> _STATED PROBLEM_
Can you write out all the lines word for word, with no pictures?
===== COLLECTED MATERIAL =====
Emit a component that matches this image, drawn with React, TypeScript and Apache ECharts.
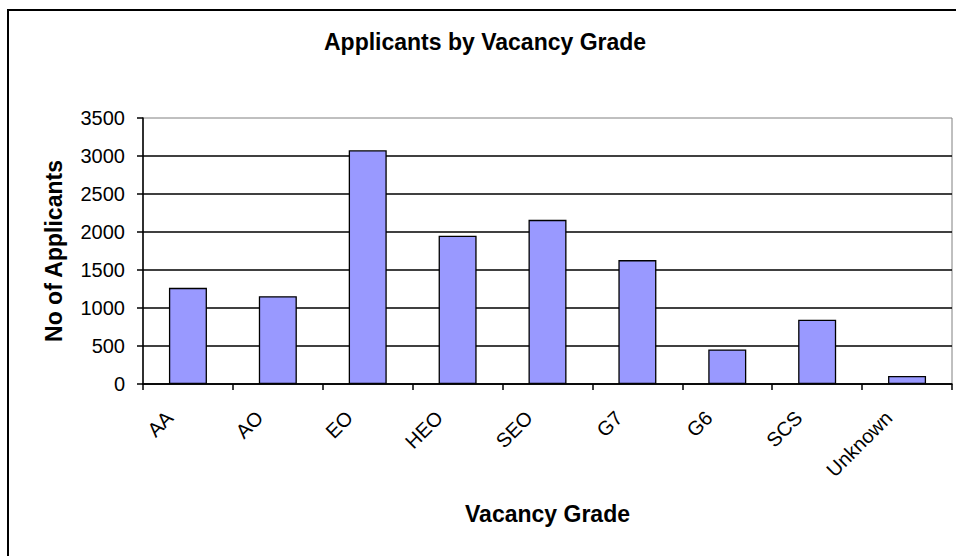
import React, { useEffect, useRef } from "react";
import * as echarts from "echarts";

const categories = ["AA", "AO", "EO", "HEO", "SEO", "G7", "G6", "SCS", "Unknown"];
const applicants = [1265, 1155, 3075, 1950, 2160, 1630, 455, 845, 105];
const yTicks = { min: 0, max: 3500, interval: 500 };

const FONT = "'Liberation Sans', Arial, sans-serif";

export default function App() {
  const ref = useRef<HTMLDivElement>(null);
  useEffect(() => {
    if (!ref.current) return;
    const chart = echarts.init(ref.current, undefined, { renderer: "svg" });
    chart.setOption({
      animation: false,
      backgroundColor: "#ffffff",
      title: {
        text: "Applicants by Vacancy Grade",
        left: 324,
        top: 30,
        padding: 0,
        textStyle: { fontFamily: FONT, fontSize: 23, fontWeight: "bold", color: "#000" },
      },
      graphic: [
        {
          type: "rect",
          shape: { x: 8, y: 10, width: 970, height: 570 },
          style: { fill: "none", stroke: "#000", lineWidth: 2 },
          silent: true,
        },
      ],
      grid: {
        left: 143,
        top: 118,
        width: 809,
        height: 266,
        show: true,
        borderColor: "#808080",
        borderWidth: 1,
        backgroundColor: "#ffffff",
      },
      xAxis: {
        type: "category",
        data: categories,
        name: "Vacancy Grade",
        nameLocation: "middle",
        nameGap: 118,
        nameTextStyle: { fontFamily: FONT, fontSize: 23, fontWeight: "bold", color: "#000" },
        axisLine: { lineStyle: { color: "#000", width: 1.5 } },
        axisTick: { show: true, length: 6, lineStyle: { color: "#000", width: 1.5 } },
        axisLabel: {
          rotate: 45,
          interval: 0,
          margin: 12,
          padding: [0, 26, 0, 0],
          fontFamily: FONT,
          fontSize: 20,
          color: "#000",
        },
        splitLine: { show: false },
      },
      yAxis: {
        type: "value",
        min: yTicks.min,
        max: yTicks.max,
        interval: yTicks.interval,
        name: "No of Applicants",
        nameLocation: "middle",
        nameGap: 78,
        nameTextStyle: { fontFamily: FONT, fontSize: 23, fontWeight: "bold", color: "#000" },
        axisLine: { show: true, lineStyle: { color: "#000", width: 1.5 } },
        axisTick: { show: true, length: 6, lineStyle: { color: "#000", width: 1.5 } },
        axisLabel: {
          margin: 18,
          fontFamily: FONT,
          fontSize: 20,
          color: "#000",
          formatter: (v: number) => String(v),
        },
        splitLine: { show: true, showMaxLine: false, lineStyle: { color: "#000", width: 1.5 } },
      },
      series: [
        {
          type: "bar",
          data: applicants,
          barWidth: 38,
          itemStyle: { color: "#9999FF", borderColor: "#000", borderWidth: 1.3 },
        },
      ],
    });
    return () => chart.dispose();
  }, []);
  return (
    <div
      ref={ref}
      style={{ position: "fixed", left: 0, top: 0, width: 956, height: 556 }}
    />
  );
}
=====
> _FULL ANSWER_
Emit a component that matches this image, drawn with React, TypeScript and Apache ECharts.
import React, { useEffect, useRef } from "react";
import * as echarts from "echarts";

const categories = ["AA", "AO", "EO", "HEO", "SEO", "G7", "G6", "SCS", "Unknown"];
const applicants = [1265, 1155, 3075, 1950, 2160, 1630, 455, 845, 105];
const yTicks = { min: 0, max: 3500, interval: 500 };

const FONT = "'Liberation Sans', Arial, sans-serif";

export default function App() {
  const ref = useRef<HTMLDivElement>(null);
  useEffect(() => {
    if (!ref.current) return;
    const chart = echarts.init(ref.current, undefined, { renderer: "svg" });
    chart.setOption({
      animation: false,
      backgroundColor: "#ffffff",
      title: {
        text: "Applicants by Vacancy Grade",
        left: 324,
        top: 30,
        padding: 0,
        textStyle: { fontFamily: FONT, fontSize: 23, fontWeight: "bold", color: "#000" },
      },
      graphic: [
        {
          type: "rect",
          shape: { x: 8, y: 10, width: 970, height: 570 },
          style: { fill: "none", stroke: "#000", lineWidth: 2 },
          silent: true,
        },
      ],
      grid: {
        left: 143,
        top: 118,
        width: 809,
        height: 266,
        show: true,
        borderColor: "#808080",
        borderWidth: 1,
        backgroundColor: "#ffffff",
      },
      xAxis: {
        type: "category",
        data: categories,
        name: "Vacancy Grade",
        nameLocation: "middle",
        nameGap: 118,
        nameTextStyle: { fontFamily: FONT, fontSize: 23, fontWeight: "bold", color: "#000" },
        axisLine: { lineStyle: { color: "#000", width: 1.5 } },
        axisTick: { show: true, length: 6, lineStyle: { color: "#000", width: 1.5 } },
        axisLabel: {
          rotate: 45,
          interval: 0,
          margin: 12,
          padding: [0, 26, 0, 0],
          fontFamily: FONT,
          fontSize: 20,
          color: "#000",
        },
        splitLine: { show: false },
      },
      yAxis: {
        type: "value",
        min: yTicks.min,
        max: yTicks.max,
        interval: yTicks.interval,
        name: "No of Applicants",
        nameLocation: "middle",
        nameGap: 78,
        nameTextStyle: { fontFamily: FONT, fontSize: 23, fontWeight: "bold", color: "#000" },
        axisLine: { show: true, lineStyle: { color: "#000", width: 1.5 } },
        axisTick: { show: true, length: 6, lineStyle: { color: "#000", width: 1.5 } },
        axisLabel: {
          margin: 18,
          fontFamily: FONT,
          fontSize: 20,
          color: "#000",
          formatter: (v: number) => String(v),
        },
        splitLine: { show: true, showMaxLine: false, lineStyle: { color: "#000", width: 1.5 } },
      },
      series: [
        {
          type: "bar",
          data: applicants,
          barWidth: 38,
          itemStyle: { color: "#9999FF", borderColor: "#000", borderWidth: 1.3 },
        },
      ],
    });
    return () => chart.dispose();
  }, []);
  return (
    <div
      ref={ref}
      style={{ position: "fixed", left: 0, top: 0, width: 956, height: 556 }}
    />
  );
}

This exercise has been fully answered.